1. Please explain how to get the LOD and LOQ values in Table 1. How to determine these values?

The limits of detection (LOD) and quantification (LOQ) were calculated as the concentration corresponding to three times and ten times the standard deviation of the blank solution (n=10) over calibration slope, respectively.

1. To detect the real sample, the authors should notice the matrix effect. The authors should illustrate the process to sense the real samples in the Experimental section.

As shown in Table 2, to assess matrix effects, environmental and food samples were analyzed without and with spiked with a known concentration. Recovery percentages obtained were from 89-102%, which indicates no significant matrix effects in quantitative analysis.

We have included a schematic representation about norfloxacin preconcentration procedure for further colorimetric analysis based on digital images as shown in Fig. 1 on page 4, line 144. However, allura red and quinine samples were directly analyzed, which only were diluted in a volumetric flask with deionized water and a 0.05 mol L^-1 sulfuric acid solution respectively, as described on page 3, line 122.

 

Fig. 1. shows a schematic representation of the norfloxacin preconcentration procedure for further colorimetric analysis based on digital images.

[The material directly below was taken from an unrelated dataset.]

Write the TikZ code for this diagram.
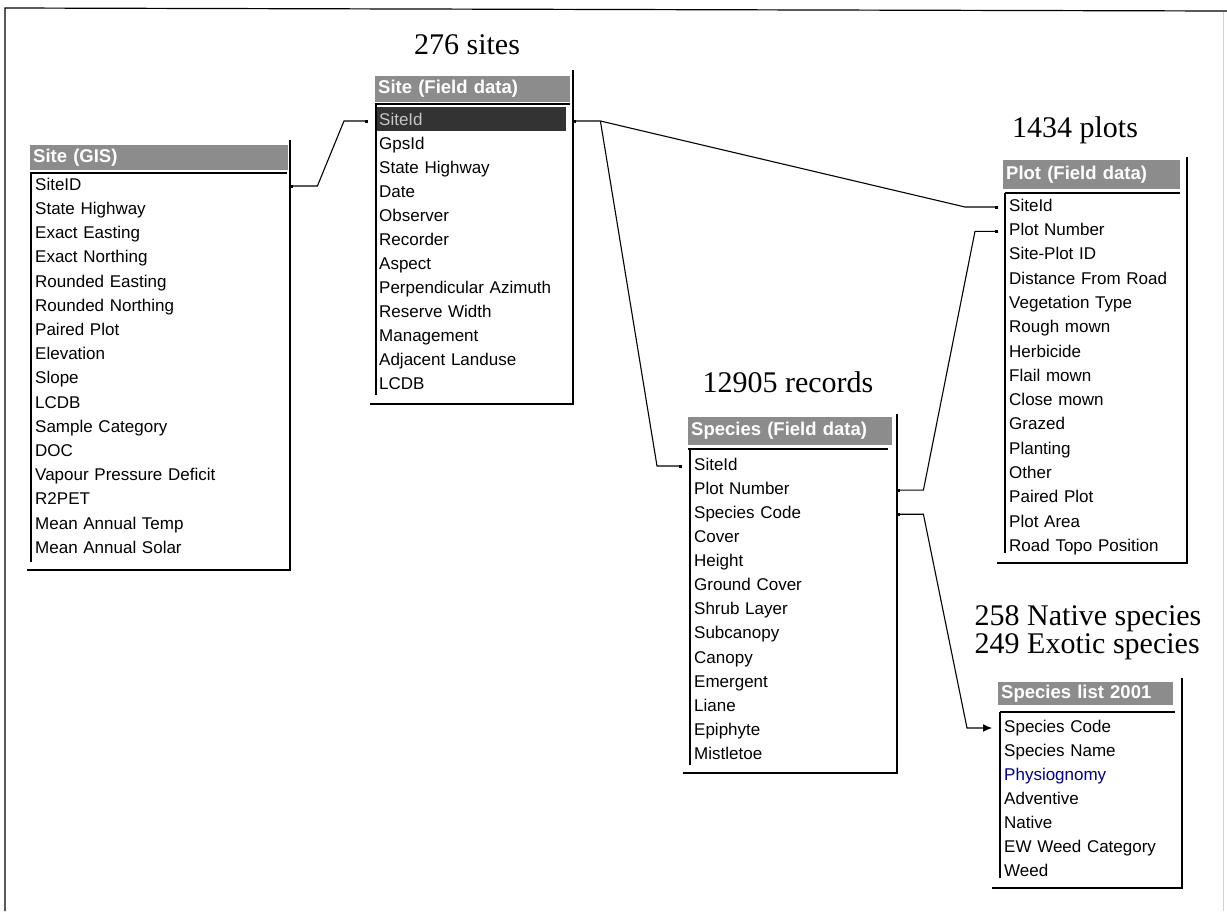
\documentclass[tikz,border=0pt]{standalone}
\usepackage{fontspec}
\setmainfont{Liberation Serif}
\setsansfont{Liberation Sans}
\usetikzlibrary{arrows.meta,calc}
\definecolor{hdrgray}{gray}{0.55}
\definecolor{selgray}{gray}{0.2}
\tikzset{
  hdr/.style 2 args={anchor=north west,fill=hdrgray,text=white,inner xsep=3pt,inner ysep=0pt,
    text width=#1,minimum height=#2,align=left,font=\fontsize{18.5}{20}\sffamily\bfseries},
  entry/.style={anchor=west,inner sep=0pt,text width=#1,align=left,
    font=\fontsize{17}{20}\sffamily,text height=12.5pt,text depth=4pt},
  title/.style={inner sep=0pt,align=left,font=\fontsize{30}{28}\selectfont},
  box/.style={line width=1.2pt},
  rel/.style={line width=1.1pt},
  ends/.style={{Square[length=3pt]}-{Square[length=3pt]}},
}
\begin{document}
\begin{tikzpicture}[x=1pt,y=-1pt]
\useasboundingbox (0,0) rectangle (1227,911);
\draw[box] (5,911) -- (5,8) -- (1227,11);
\draw[gray!35] (1223,12) -- (1223,911);
\node[title] (t276) at (467,45) {276 sites};
\node[title] (t1434) at (1075,130) {1434 plots};
\node[title] (t12905) at (788,382) {12905 records};
\node[title] (tspec) at (1088,633) {258 Native species\\249 Exotic species};
% Site (GIS)
\node[hdr={252pt}{25pt}] (gis) at (30,145) {Site (GIS)};
\foreach \f [count=\i] in {SiteID,State Highway,Exact Easting,Exact Northing,Rounded Easting,
    Rounded Northing,Paired Plot,Elevation,Slope,LCDB,Sample Category,DOC,
    Vapour Pressure Deficit,R2PET,Mean Annual Temp,Mean Annual Solar}{
    \node[entry=255pt] (gis-\i) at (35,161.8+24.2*\i) {\f};
    }
\draw[box,line width=2pt] (30,173) -- (287,173);
\draw[box] (31,173) -- (31,562);
\draw[box] (290,140) -- (290,570) -- (27,570);
% Site (Field data)
\node[hdr={189pt}{26pt}] (fld) at (375,76) {Site (Field data)};
\draw[box,line width=2pt] (375,104) -- (570,104);
\fill[selgray] (377,107) rectangle (566,131);
\node[entry=194pt,text=gray!45] (fld-1) at (379,121) {SiteId};
\foreach \f [count=\i from 2] in {GpsId,State Highway,Date,Observer,Recorder,Aspect,
    Perpendicular Azimuth,Reserve Width,Management,Adjacent Landuse,LCDB}{
    \node[entry=194pt] (fld-\i) at (379,97+24*\i) {\f};
    }
\draw[box] (376,104) -- (376,395);
\draw[box] (573,70) -- (573,404) -- (370,404);
% Species (Field data)
\node[hdr={198pt}{28pt}] (spc) at (688,417) {Species (Field data)};
\foreach \f [count=\i] in {SiteId,Plot Number,Species Code,Cover,Height,Ground Cover,
    Shrub Layer,Subcanopy,Canopy,Emergent,Liane,Epiphyte,Mistletoe}{
    \node[entry=203pt] (spc-\i) at (694,441.9+24.1*\i) {\f};
    }
\draw[box,line width=2pt] (688,449) -- (888,449);
\draw[box] (690,449) -- (690,765);
\draw[box] (897,414) -- (897,773) -- (683,773);
% Plot (Field data)
\node[hdr={171pt}{29pt}] (plot) at (1003,160) {Plot (Field data)};
\foreach \f [count=\i] in {SiteId,Plot Number,Site-Plot ID,Distance From Road,Vegetation Type,
    Rough mown,Herbicide,Flail mown,Close mown,Grazed,Planting,Other,Paired Plot,
    Plot Area,Road Topo Position}{
    \node[entry=178pt] (plot-\i) at (1009,182.7+24.3*\i) {\f};
    }
\draw[box,line width=2pt] (1005,193) -- (1180,193);
\draw[box] (1005,193) -- (1005,553);
\draw[box] (1187,157) -- (1187,563) -- (997,563);
% Species list 2001
\node[hdr={169pt}{23pt}] (lst) at (998,682) {Species list 2001};
\foreach \f/\c [count=\i] in {Species Code/black,Species Name/black,Physiognomy/blue!45!black,
    Adventive/black,Native/black,EW Weed Category/black,Weed/black}{
    \node[entry=178pt,text=\c] (lst-\i) at (1004,704+24*\i) {\f};
    }
\draw[box,line width=2pt] (1000,712) -- (1175,712);
\draw[box] (1000,712) -- (1000,878);
\draw[box] (1182,678) -- (1182,888) -- (992,888);
% relationships
\coordinate (jn) at ($(fld-1.east)+(27,0)$);
\draw[rel,ends] (gis-1.east) -- ++(27,0) -- ($(fld-1.west)+(-35,0)$) -- ($(fld-1.west)+(-11,0)$);
\draw[rel,ends] (fld-1.east) -- (jn) -- ($(plot-1.west)+(-44,0)$) -- ($(plot-1.west)+(-11,0)$);
\draw[rel,-{Square[length=3pt]}] (jn) -- ($(spc-1.west)+(-37,0)$) -- ($(spc-1.west)+(-12,0)$);
\draw[rel,ends] (spc-2.east) -- ++(26,0) -- ($(plot-2.west)+(-34,0)$) -- ($(plot-2.west)+(-11,0)$);
\draw[rel,{Square[length=3pt]}-{Latex[length=9pt,width=8pt]}] (spc-3.east) -- ++(26,0)
    -- ($(lst-1.west)+(-37,0)$) -- ($(lst-1.west)+(-12,0)$);
\end{tikzpicture}
\end{document}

Author Response File: Author Response.pdf

Reviewer 2 Report

The manuscript describes a 3D-printed device equipped with a web camera and LED light sources to detect norfloxacin, Allura red, and quinine in water and beverage samples. The topic of the portable optic detection system is interesting; the results from the proposed device and conventional spectrophotometer/spectrofluorometer are comparable. Other comments:

·       The introduction is insufficient; several original and classical works using LED or similar light sources have not been discussed in the current manuscript, such as Lab on a Chip 9 (5), 733 and Lab on a Chip 5 (10), 1041.

·       The design criteria for the optical system are unclear, which may influence the detection performance of the fluorescent signal. It seems that the author used monochromatic LED and the inherent filters of the RGB detectors in the web camera. However, the monochromatic LED emits a broad range of wavelengths rather than a single wavelength emission by a laser diode. The wavelength band for the RGB detector may not be sufficient to block the light from the LED. Thus, it is surprising that the detection limit of the portable system is comparable to the benchtop spectrofluorometer. The authors should provide a detailed discussion of this aspect.

 

·       The font of sections is not consistent; e.g., the 3.2 section is in italics. The alignment in Table 2 is not consistent. The title of section 3.1.1 is incomplete. 

Author Response

Please see the attachmen

Author Response File: Author Response.pdf

Round 2

Reviewer 2 Report

The authors have sufficiently addressed the concerns. I thus recommend the acceptance of the revised manuscript.